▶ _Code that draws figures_
════════════════

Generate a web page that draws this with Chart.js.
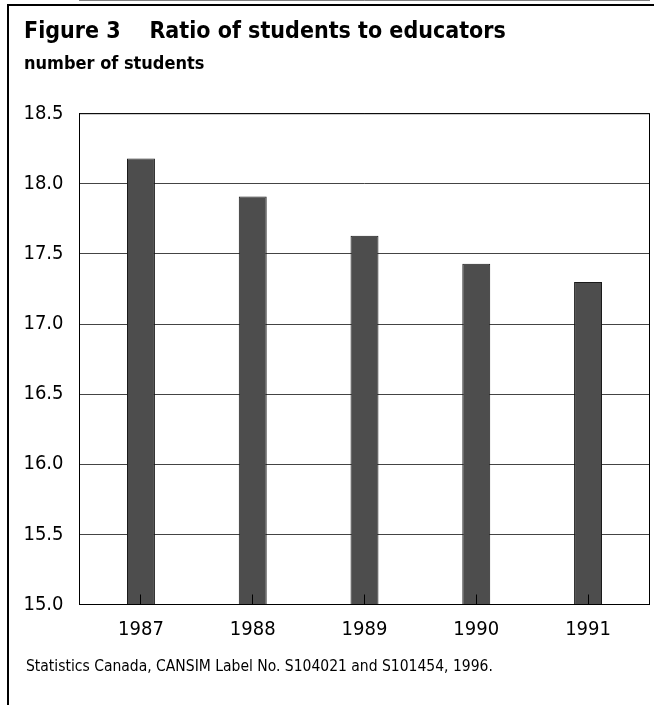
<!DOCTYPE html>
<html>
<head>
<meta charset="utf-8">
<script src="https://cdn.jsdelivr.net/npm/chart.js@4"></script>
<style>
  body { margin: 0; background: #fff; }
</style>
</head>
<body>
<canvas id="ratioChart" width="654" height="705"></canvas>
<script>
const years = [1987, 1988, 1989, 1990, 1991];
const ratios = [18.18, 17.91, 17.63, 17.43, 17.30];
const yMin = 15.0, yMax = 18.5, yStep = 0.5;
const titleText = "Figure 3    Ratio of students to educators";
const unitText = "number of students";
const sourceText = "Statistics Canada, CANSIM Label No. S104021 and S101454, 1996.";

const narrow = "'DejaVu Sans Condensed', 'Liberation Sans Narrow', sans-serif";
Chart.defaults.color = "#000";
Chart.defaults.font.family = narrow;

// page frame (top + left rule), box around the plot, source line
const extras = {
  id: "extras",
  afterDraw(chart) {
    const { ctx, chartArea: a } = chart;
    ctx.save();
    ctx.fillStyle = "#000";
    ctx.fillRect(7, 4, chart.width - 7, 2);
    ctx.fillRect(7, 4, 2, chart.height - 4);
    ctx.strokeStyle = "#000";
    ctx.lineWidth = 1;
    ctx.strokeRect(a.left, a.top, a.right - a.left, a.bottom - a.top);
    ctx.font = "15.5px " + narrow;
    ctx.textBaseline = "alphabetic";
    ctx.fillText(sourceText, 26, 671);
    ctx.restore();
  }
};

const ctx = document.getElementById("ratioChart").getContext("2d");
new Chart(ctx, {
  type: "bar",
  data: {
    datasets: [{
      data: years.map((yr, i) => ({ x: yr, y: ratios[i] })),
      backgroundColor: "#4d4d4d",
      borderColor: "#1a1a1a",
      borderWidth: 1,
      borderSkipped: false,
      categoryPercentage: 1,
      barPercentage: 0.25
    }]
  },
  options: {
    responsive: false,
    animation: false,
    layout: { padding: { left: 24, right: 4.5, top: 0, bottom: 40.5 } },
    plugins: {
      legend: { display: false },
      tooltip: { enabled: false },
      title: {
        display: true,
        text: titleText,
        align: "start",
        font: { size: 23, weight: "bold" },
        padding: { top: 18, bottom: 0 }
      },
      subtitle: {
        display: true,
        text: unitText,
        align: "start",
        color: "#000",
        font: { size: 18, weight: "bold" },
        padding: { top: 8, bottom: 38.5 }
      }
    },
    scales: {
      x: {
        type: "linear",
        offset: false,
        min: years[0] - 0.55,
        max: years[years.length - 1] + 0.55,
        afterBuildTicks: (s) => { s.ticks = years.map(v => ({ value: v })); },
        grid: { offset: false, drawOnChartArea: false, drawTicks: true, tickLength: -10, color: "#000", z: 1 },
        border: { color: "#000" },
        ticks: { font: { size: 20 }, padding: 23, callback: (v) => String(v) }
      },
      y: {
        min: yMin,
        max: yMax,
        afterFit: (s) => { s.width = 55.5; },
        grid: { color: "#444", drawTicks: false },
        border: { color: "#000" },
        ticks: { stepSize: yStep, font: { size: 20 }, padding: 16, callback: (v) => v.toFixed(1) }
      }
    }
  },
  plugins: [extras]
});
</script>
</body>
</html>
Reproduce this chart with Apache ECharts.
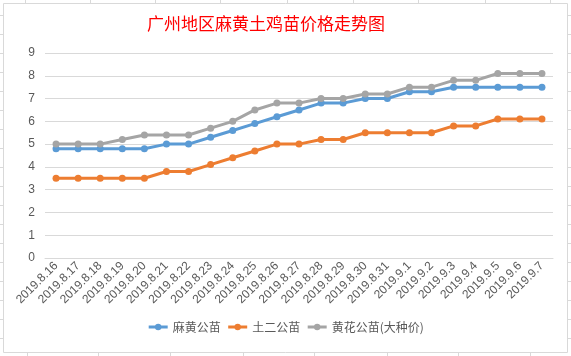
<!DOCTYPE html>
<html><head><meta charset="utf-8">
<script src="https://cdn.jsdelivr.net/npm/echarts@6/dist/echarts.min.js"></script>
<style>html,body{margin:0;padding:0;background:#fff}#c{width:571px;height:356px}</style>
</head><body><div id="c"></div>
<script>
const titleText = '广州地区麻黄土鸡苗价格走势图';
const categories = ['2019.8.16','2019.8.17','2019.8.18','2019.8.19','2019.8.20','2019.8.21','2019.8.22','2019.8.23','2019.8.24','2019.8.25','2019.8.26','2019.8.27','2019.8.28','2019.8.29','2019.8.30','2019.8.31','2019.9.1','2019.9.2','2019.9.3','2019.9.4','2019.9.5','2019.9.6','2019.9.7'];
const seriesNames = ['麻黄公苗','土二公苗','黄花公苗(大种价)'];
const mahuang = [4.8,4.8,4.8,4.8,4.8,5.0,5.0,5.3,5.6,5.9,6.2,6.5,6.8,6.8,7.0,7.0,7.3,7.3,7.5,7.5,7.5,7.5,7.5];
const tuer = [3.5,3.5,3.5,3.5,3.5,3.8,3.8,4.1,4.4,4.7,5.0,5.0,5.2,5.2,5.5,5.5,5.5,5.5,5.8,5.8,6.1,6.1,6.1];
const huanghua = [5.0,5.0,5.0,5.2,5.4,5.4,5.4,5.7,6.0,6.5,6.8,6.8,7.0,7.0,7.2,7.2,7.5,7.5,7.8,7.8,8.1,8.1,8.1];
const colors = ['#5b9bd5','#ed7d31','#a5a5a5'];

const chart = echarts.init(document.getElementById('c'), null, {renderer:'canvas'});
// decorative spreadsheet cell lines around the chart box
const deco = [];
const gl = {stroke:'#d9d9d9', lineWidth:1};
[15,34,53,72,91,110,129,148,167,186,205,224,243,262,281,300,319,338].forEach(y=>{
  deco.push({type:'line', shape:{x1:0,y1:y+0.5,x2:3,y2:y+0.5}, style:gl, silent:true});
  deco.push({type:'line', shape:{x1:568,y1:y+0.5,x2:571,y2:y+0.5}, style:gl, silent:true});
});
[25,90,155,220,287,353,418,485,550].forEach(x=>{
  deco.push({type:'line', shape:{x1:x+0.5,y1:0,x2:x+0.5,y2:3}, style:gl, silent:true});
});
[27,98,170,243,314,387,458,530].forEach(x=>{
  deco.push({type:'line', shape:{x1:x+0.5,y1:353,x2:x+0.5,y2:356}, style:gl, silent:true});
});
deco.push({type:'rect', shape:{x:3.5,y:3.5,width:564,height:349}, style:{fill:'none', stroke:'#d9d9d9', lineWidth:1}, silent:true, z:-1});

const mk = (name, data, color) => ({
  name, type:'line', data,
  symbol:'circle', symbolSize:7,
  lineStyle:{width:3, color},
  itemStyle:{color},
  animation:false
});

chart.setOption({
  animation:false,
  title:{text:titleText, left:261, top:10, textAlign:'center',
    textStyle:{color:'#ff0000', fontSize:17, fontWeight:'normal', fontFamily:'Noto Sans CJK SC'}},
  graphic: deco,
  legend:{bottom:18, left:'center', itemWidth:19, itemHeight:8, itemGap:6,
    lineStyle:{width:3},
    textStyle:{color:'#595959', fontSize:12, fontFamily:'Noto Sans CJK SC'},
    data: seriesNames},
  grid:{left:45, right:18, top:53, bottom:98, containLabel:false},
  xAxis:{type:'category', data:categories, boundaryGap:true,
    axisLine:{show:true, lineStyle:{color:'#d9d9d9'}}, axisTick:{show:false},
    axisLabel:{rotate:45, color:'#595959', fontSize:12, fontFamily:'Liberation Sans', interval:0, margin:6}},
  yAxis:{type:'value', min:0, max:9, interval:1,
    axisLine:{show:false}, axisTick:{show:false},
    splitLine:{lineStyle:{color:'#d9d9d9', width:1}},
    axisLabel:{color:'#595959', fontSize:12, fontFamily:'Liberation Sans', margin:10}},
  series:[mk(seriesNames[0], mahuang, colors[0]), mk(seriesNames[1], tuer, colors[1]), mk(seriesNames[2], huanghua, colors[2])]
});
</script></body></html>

════════════════

▶ _Set problem_
Take the listing and print it again exactly, but without any pictures.

▶ _Result of this task_
Generate a web page that draws this with Chart.js.
<!DOCTYPE html>
<html>
<head>
<meta charset="utf-8">
<script src="https://cdn.jsdelivr.net/npm/chart.js@4"></script>
<style>
  body { margin: 0; background: #fff; }
</style>
</head>
<body>
<canvas id="ratioChart" width="654" height="705"></canvas>
<script>
const years = [1987, 1988, 1989, 1990, 1991];
const ratios = [18.18, 17.91, 17.63, 17.43, 17.30];
const yMin = 15.0, yMax = 18.5, yStep = 0.5;
const titleText = "Figure 3    Ratio of students to educators";
const unitText = "number of students";
const sourceText = "Statistics Canada, CANSIM Label No. S104021 and S101454, 1996.";

const narrow = "'DejaVu Sans Condensed', 'Liberation Sans Narrow', sans-serif";
Chart.defaults.color = "#000";
Chart.defaults.font.family = narrow;

// page frame (top + left rule), box around the plot, source line
const extras = {
  id: "extras",
  afterDraw(chart) {
    const { ctx, chartArea: a } = chart;
    ctx.save();
    ctx.fillStyle = "#000";
    ctx.fillRect(7, 4, chart.width - 7, 2);
    ctx.fillRect(7, 4, 2, chart.height - 4);
    ctx.strokeStyle = "#000";
    ctx.lineWidth = 1;
    ctx.strokeRect(a.left, a.top, a.right - a.left, a.bottom - a.top);
    ctx.font = "15.5px " + narrow;
    ctx.textBaseline = "alphabetic";
    ctx.fillText(sourceText, 26, 671);
    ctx.restore();
  }
};

const ctx = document.getElementById("ratioChart").getContext("2d");
new Chart(ctx, {
  type: "bar",
  data: {
    datasets: [{
      data: years.map((yr, i) => ({ x: yr, y: ratios[i] })),
      backgroundColor: "#4d4d4d",
      borderColor: "#1a1a1a",
      borderWidth: 1,
      borderSkipped: false,
      categoryPercentage: 1,
      barPercentage: 0.25
    }]
  },
  options: {
    responsive: false,
    animation: false,
    layout: { padding: { left: 24, right: 4.5, top: 0, bottom: 40.5 } },
    plugins: {
      legend: { display: false },
      tooltip: { enabled: false },
      title: {
        display: true,
        text: titleText,
        align: "start",
        font: { size: 23, weight: "bold" },
        padding: { top: 18, bottom: 0 }
      },
      subtitle: {
        display: true,
        text: unitText,
        align: "start",
        color: "#000",
        font: { size: 18, weight: "bold" },
        padding: { top: 8, bottom: 38.5 }
      }
    },
    scales: {
      x: {
        type: "linear",
        offset: false,
        min: years[0] - 0.55,
        max: years[years.length - 1] + 0.55,
        afterBuildTicks: (s) => { s.ticks = years.map(v => ({ value: v })); },
        grid: { offset: false, drawOnChartArea: false, drawTicks: true, tickLength: -10, color: "#000", z: 1 },
        border: { color: "#000" },
        ticks: { font: { size: 20 }, padding: 23, callback: (v) => String(v) }
      },
      y: {
        min: yMin,
        max: yMax,
        afterFit: (s) => { s.width = 55.5; },
        grid: { color: "#444", drawTicks: false },
        border: { color: "#000" },
        ticks: { stepSize: yStep, font: { size: 20 }, padding: 16, callback: (v) => v.toFixed(1) }
      }
    }
  },
  plugins: [extras]
});
</script>
</body>
</html>
Reproduce this chart with Apache ECharts.
<!DOCTYPE html>
<html><head><meta charset="utf-8">
<script src="https://cdn.jsdelivr.net/npm/echarts@6/dist/echarts.min.js"></script>
<style>html,body{margin:0;padding:0;background:#fff}#c{width:571px;height:356px}</style>
</head><body><div id="c"></div>
<script>
const titleText = '广州地区麻黄土鸡苗价格走势图';
const categories = ['2019.8.16','2019.8.17','2019.8.18','2019.8.19','2019.8.20','2019.8.21','2019.8.22','2019.8.23','2019.8.24','2019.8.25','2019.8.26','2019.8.27','2019.8.28','2019.8.29','2019.8.30','2019.8.31','2019.9.1','2019.9.2','2019.9.3','2019.9.4','2019.9.5','2019.9.6','2019.9.7'];
const seriesNames = ['麻黄公苗','土二公苗','黄花公苗(大种价)'];
const mahuang = [4.8,4.8,4.8,4.8,4.8,5.0,5.0,5.3,5.6,5.9,6.2,6.5,6.8,6.8,7.0,7.0,7.3,7.3,7.5,7.5,7.5,7.5,7.5];
const tuer = [3.5,3.5,3.5,3.5,3.5,3.8,3.8,4.1,4.4,4.7,5.0,5.0,5.2,5.2,5.5,5.5,5.5,5.5,5.8,5.8,6.1,6.1,6.1];
const huanghua = [5.0,5.0,5.0,5.2,5.4,5.4,5.4,5.7,6.0,6.5,6.8,6.8,7.0,7.0,7.2,7.2,7.5,7.5,7.8,7.8,8.1,8.1,8.1];
const colors = ['#5b9bd5','#ed7d31','#a5a5a5'];

const chart = echarts.init(document.getElementById('c'), null, {renderer:'canvas'});
// decorative spreadsheet cell lines around the chart box
const deco = [];
const gl = {stroke:'#d9d9d9', lineWidth:1};
[15,34,53,72,91,110,129,148,167,186,205,224,243,262,281,300,319,338].forEach(y=>{
  deco.push({type:'line', shape:{x1:0,y1:y+0.5,x2:3,y2:y+0.5}, style:gl, silent:true});
  deco.push({type:'line', shape:{x1:568,y1:y+0.5,x2:571,y2:y+0.5}, style:gl, silent:true});
});
[25,90,155,220,287,353,418,485,550].forEach(x=>{
  deco.push({type:'line', shape:{x1:x+0.5,y1:0,x2:x+0.5,y2:3}, style:gl, silent:true});
});
[27,98,170,243,314,387,458,530].forEach(x=>{
  deco.push({type:'line', shape:{x1:x+0.5,y1:353,x2:x+0.5,y2:356}, style:gl, silent:true});
});
deco.push({type:'rect', shape:{x:3.5,y:3.5,width:564,height:349}, style:{fill:'none', stroke:'#d9d9d9', lineWidth:1}, silent:true, z:-1});

const mk = (name, data, color) => ({
  name, type:'line', data,
  symbol:'circle', symbolSize:7,
  lineStyle:{width:3, color},
  itemStyle:{color},
  animation:false
});

chart.setOption({
  animation:false,
  title:{text:titleText, left:261, top:10, textAlign:'center',
    textStyle:{color:'#ff0000', fontSize:17, fontWeight:'normal', fontFamily:'Noto Sans CJK SC'}},
  graphic: deco,
  legend:{bottom:18, left:'center', itemWidth:19, itemHeight:8, itemGap:6,
    lineStyle:{width:3},
    textStyle:{color:'#595959', fontSize:12, fontFamily:'Noto Sans CJK SC'},
    data: seriesNames},
  grid:{left:45, right:18, top:53, bottom:98, containLabel:false},
  xAxis:{type:'category', data:categories, boundaryGap:true,
    axisLine:{show:true, lineStyle:{color:'#d9d9d9'}}, axisTick:{show:false},
    axisLabel:{rotate:45, color:'#595959', fontSize:12, fontFamily:'Liberation Sans', interval:0, margin:6}},
  yAxis:{type:'value', min:0, max:9, interval:1,
    axisLine:{show:false}, axisTick:{show:false},
    splitLine:{lineStyle:{color:'#d9d9d9', width:1}},
    axisLabel:{color:'#595959', fontSize:12, fontFamily:'Liberation Sans', margin:10}},
  series:[mk(seriesNames[0], mahuang, colors[0]), mk(seriesNames[1], tuer, colors[1]), mk(seriesNames[2], huanghua, colors[2])]
});
</script></body></html>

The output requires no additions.